• _Task requirements_
Restate exactly the lines that run from the start of the records below to the line containing "linewidth=2.0, zorder=5)", counting both ends, and nothing else; pictures stay out.

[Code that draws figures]
'''

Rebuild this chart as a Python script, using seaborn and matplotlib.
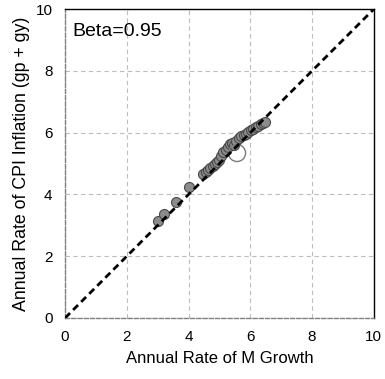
import matplotlib
matplotlib.use("Agg")
import matplotlib.pyplot as plt
import seaborn as sns
import pandas as pd

# Annual money growth vs. CPI inflation (percent)
m_growth = [3.00, 3.21, 3.59, 4.02, 4.48, 4.55, 4.62, 4.70, 4.78, 4.85, 4.92,
            5.00, 5.06, 5.12, 5.20, 5.28, 5.35, 5.40, 5.47, 5.55, 5.62, 5.70,
            5.78, 5.86, 5.94, 6.02, 6.10, 6.18, 6.26, 6.34, 6.42, 6.48]
cpi_inflation = [3.13, 3.36, 3.74, 4.25, 4.65, 4.72, 4.80, 4.86, 4.92, 5.00, 5.05,
                 5.12, 5.25, 5.38, 5.45, 5.54, 5.62, 5.68, 5.60, 5.72, 5.82, 5.88,
                 5.92, 5.97, 6.03, 6.08, 6.13, 6.18, 6.22, 6.27, 6.31, 6.35]
mean_point = ([5.57], [5.34])
ticks = [0, 2, 4, 6, 8, 10]
beta_label = "Beta=0.95"

df = pd.DataFrame({"m": m_growth, "cpi": cpi_inflation})

sns.set_style("white")
plt.rcParams["font.family"] = ["Liberation Sans", "DejaVu Sans"]
plt.rcParams["text.color"] = "black"
plt.rcParams["axes.labelcolor"] = "black"

fig = plt.figure(figsize=(3.85, 3.79), dpi=100)
ax = fig.add_axes([0.169, 0.161, 0.802, 0.815])

ax.grid(True, color="#bdbdbd", linestyle=(0, (4, 3)), linewidth=0.8)
ax.set_axisbelow(True)

sns.scatterplot(data=df, x="m", y="cpi", ax=ax, s=52, color="#8c8c8c",
                edgecolor="#4a4a4a", linewidth=0.8, zorder=3, legend=False)
ax.scatter(mean_point[0], mean_point[1], s=150, facecolor="none",
           edgecolor="#7a7a7a", linewidth=1.0, zorder=4)

ax.plot([0, 10], [0, 10], color="black", linestyle=(0, (2.5, 1.6)),
        linewidth=2.0, zorder=5)

ax.set_xlim(0, 10)
ax.set_ylim(0, 10)
ax.set_xticks(ticks)
ax.set_yticks(ticks)
ax.tick_params(labelsize=11, length=3, width=0.8, color="#909090",
               labelcolor="black", direction="out", pad=6)
for side in ("top", "right"):
    ax.spines[side].set_color("black")
    ax.spines[side].set_linewidth(1.0)
for side in ("left", "bottom"):
    ax.spines[side].set_color("#808080")
    ax.spines[side].set_linewidth(1.0)
    ax.spines[side].set_linestyle((0, (3, 1.5)))

ax.set_xlabel("Annual Rate of M Growth", fontsize=12, labelpad=5)
ax.set_ylabel("Annual Rate of CPI Inflation (gp + gy)", fontsize=12.8,
              labelpad=4)
ax.text(0.025, 0.955, beta_label, transform=ax.transAxes, fontsize=14,
        ha="left", va="top")

fig.savefig("out.png", dpi=100)
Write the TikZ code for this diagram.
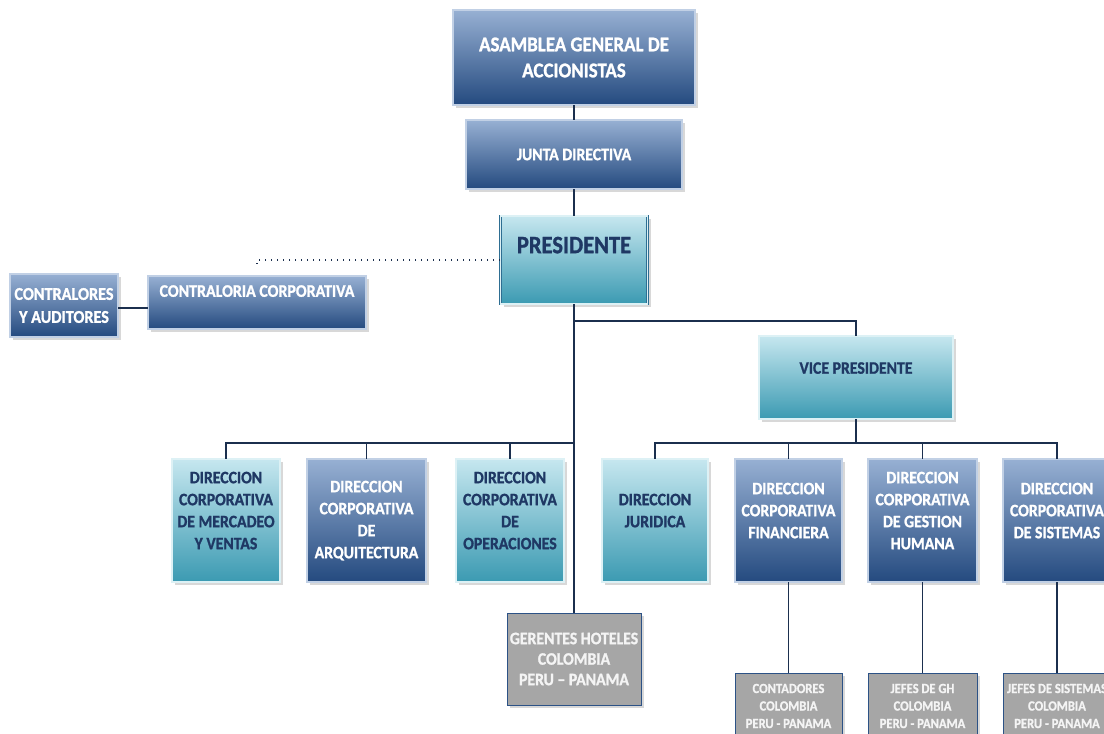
\documentclass[tikz,border=0pt]{standalone}
\usepackage{fontspec}
\setmainfont{Carlito}[FakeStretch=0.9, BoldFeatures={FakeBold=1.2}]
\usetikzlibrary{shadows}
\definecolor{navy}{HTML}{1F3864}
\definecolor{linkcol}{HTML}{1B2F4E}
\definecolor{dktop}{HTML}{97B0D3}
\definecolor{dkbot}{HTML}{244A7F}
\definecolor{dkline}{HTML}{2C5286}
\definecolor{lttop}{HTML}{C6E7EF}
\definecolor{ltbot}{HTML}{3B9AB2}
\definecolor{ltline}{HTML}{2E6E92}
\definecolor{grayfill}{HTML}{A6A6A6}
\definecolor{graytext}{HTML}{F4F4F4}
\begin{document}
\begin{tikzpicture}[x=1pt, y=-1pt,
    box/.style={rectangle, align=center, inner sep=2pt,
      font=\bfseries\fontsize{17.5}{22}\selectfont,
      drop shadow={shadow xshift=3pt, shadow yshift=-3pt, fill=black!30}},
    darkbox/.style={box, top color=dktop, bottom color=dkbot, draw=dkline,
      double=dktop!60, double distance=1.2pt, line width=0.6pt, text=white},
    lightbox/.style={box, top color=lttop, bottom color=ltbot, draw=ltline,
      double=lttop!60, double distance=1.2pt, line width=0.6pt, text=navy},
    graybox/.style={box, fill=grayfill, draw=dkline, line width=0.8pt, text=graytext},
    dirbox/.style={minimum width=#1, minimum height=123pt, text depth=20pt},
    link/.style={draw=linkcol, line width=1.8pt}]
  \useasboundingbox (0,0) rectangle (1104,734);
  \clip (0,0) rectangle (1104,734);

  % top of the chart
  \node[darkbox, minimum width=242pt, minimum height=95pt,
    font=\bfseries\fontsize{21}{26}\selectfont] (asamblea) at (574,57.5) {ASAMBLEA GENERAL DE\\ACCIONISTAS};
  \node[darkbox, minimum width=216pt, minimum height=69pt,
    font=\bfseries\fontsize{17.5}{21}\selectfont] (junta) at (574,154.5) {JUNTA DIRECTIVA};
  \node[lightbox, minimum width=147pt, minimum height=88pt, text depth=30pt,
    font=\bfseries\fontsize{25}{30}\selectfont] (pres) at (574,260) {PRESIDENTE};
  \node[darkbox, minimum width=218pt, minimum height=53pt, text depth=23pt,
    font=\bfseries\fontsize{17.7}{21}\selectfont] (contraloria) at (257,302.5) {CONTRALORIA CORPORATIVA};
  \node[darkbox, minimum width=108pt, minimum height=63pt,
    font=\bfseries\fontsize{18}{23}\selectfont] (contralores) at (64,305.5) {CONTRALORES\\Y AUDITORES};
  \node[lightbox, minimum width=194pt, minimum height=83pt, text depth=19pt,
    font=\bfseries\fontsize{17.5}{22}\selectfont] (vp) at (856,377.5) {VICE PRESIDENTE};

  % direcciones
  \node[lightbox, dirbox=108pt] (mercadeo) at (226,520.5) {DIRECCION\\CORPORATIVA\\DE MERCADEO\\Y VENTAS};
  \node[darkbox, dirbox=119pt, text depth=2pt] (arquit) at (366.5,520.5) {DIRECCION\\CORPORATIVA\\DE\\ARQUITECTURA};
  \node[lightbox, dirbox=108pt] (operac) at (510,520.5) {DIRECCION\\CORPORATIVA\\DE\\OPERACIONES};
  \node[lightbox, dirbox=106pt] (juridica) at (655,520.5) {DIRECCION\\JURIDICA};
  \node[darkbox, dirbox=107pt] (financiera) at (788.5,520.5) {DIRECCION\\CORPORATIVA\\FINANCIERA};
  \node[darkbox, dirbox=109pt] (gestion) at (922.5,520.5) {DIRECCION\\CORPORATIVA\\DE GESTION\\HUMANA};
  \node[darkbox, dirbox=108pt] (sistemas) at (1057,520.5) {DIRECCION\\CORPORATIVA\\DE SISTEMAS};

  % gray boxes
  \node[graybox, minimum width=134pt, minimum height=92pt,
    font=\bfseries\fontsize{17.5}{20.5}\selectfont] (gerentes) at (574,659) {GERENTES HOTELES\\COLOMBIA\\PERU -- PANAMA};
  \node[graybox, minimum width=107pt, minimum height=66pt,
    font=\bfseries\fontsize{14}{17.5}\selectfont] (contadores) at (788.5,706) {CONTADORES\\COLOMBIA\\PERU - PANAMA};
  \node[graybox, minimum width=109pt, minimum height=66pt,
    font=\bfseries\fontsize{14}{17.5}\selectfont] (jefesgh) at (922.5,706) {JEFES DE GH\\COLOMBIA\\PERU - PANAMA};
  \node[graybox, minimum width=108pt, minimum height=66pt,
    font=\bfseries\fontsize{14}{17.5}\selectfont] (jefessis) at (1057,706) {JEFES DE SISTEMAS\\COLOMBIA\\PERU - PANAMA};

  % connectors
  \draw[link] (asamblea) -- (junta);
  \draw[link] (junta) -- (pres);
  \draw[link] (pres.south) -- (gerentes.north);
  \draw[link] (pres.south |- 0,321) -| (vp.north);
  \draw[link] (mercadeo.north) |- (pres.south |- 0,443);
  \foreach \n in {arquit, operac}
    \draw[link] (\n.north) -- (\n.north |- 0,443);
  \draw[link] (vp.south) -- (vp.south |- 0,443);
  \draw[link] (juridica.north) |- (sistemas.north |- 0,443) -- (sistemas.north);
  \foreach \n in {financiera, gestion}
    \draw[link] (\n.north) -- (\n.north |- 0,443);
  \foreach \a/\b in {financiera/contadores, gestion/jefesgh, sistemas/jefessis}
    \draw[link] (\a) -- (\b);
  \draw[link] (contralores.east |- 0,308) -- (contraloria.west |- 0,308);
  \draw[linkcol, line width=1.2pt, dash pattern=on 1pt off 5pt]
    (pres.west) -- (contraloria.north |- pres.west) -- ++(0,6);
\end{tikzpicture}
\end{document}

'''

• _Response_
Rebuild this chart as a Python script, using seaborn and matplotlib.
import matplotlib
matplotlib.use("Agg")
import matplotlib.pyplot as plt
import seaborn as sns
import pandas as pd

# Annual money growth vs. CPI inflation (percent)
m_growth = [3.00, 3.21, 3.59, 4.02, 4.48, 4.55, 4.62, 4.70, 4.78, 4.85, 4.92,
            5.00, 5.06, 5.12, 5.20, 5.28, 5.35, 5.40, 5.47, 5.55, 5.62, 5.70,
            5.78, 5.86, 5.94, 6.02, 6.10, 6.18, 6.26, 6.34, 6.42, 6.48]
cpi_inflation = [3.13, 3.36, 3.74, 4.25, 4.65, 4.72, 4.80, 4.86, 4.92, 5.00, 5.05,
                 5.12, 5.25, 5.38, 5.45, 5.54, 5.62, 5.68, 5.60, 5.72, 5.82, 5.88,
                 5.92, 5.97, 6.03, 6.08, 6.13, 6.18, 6.22, 6.27, 6.31, 6.35]
mean_point = ([5.57], [5.34])
ticks = [0, 2, 4, 6, 8, 10]
beta_label = "Beta=0.95"

df = pd.DataFrame({"m": m_growth, "cpi": cpi_inflation})

sns.set_style("white")
plt.rcParams["font.family"] = ["Liberation Sans", "DejaVu Sans"]
plt.rcParams["text.color"] = "black"
plt.rcParams["axes.labelcolor"] = "black"

fig = plt.figure(figsize=(3.85, 3.79), dpi=100)
ax = fig.add_axes([0.169, 0.161, 0.802, 0.815])

ax.grid(True, color="#bdbdbd", linestyle=(0, (4, 3)), linewidth=0.8)
ax.set_axisbelow(True)

sns.scatterplot(data=df, x="m", y="cpi", ax=ax, s=52, color="#8c8c8c",
                edgecolor="#4a4a4a", linewidth=0.8, zorder=3, legend=False)
ax.scatter(mean_point[0], mean_point[1], s=150, facecolor="none",
           edgecolor="#7a7a7a", linewidth=1.0, zorder=4)

ax.plot([0, 10], [0, 10], color="black", linestyle=(0, (2.5, 1.6)),
        linewidth=2.0, zorder=5)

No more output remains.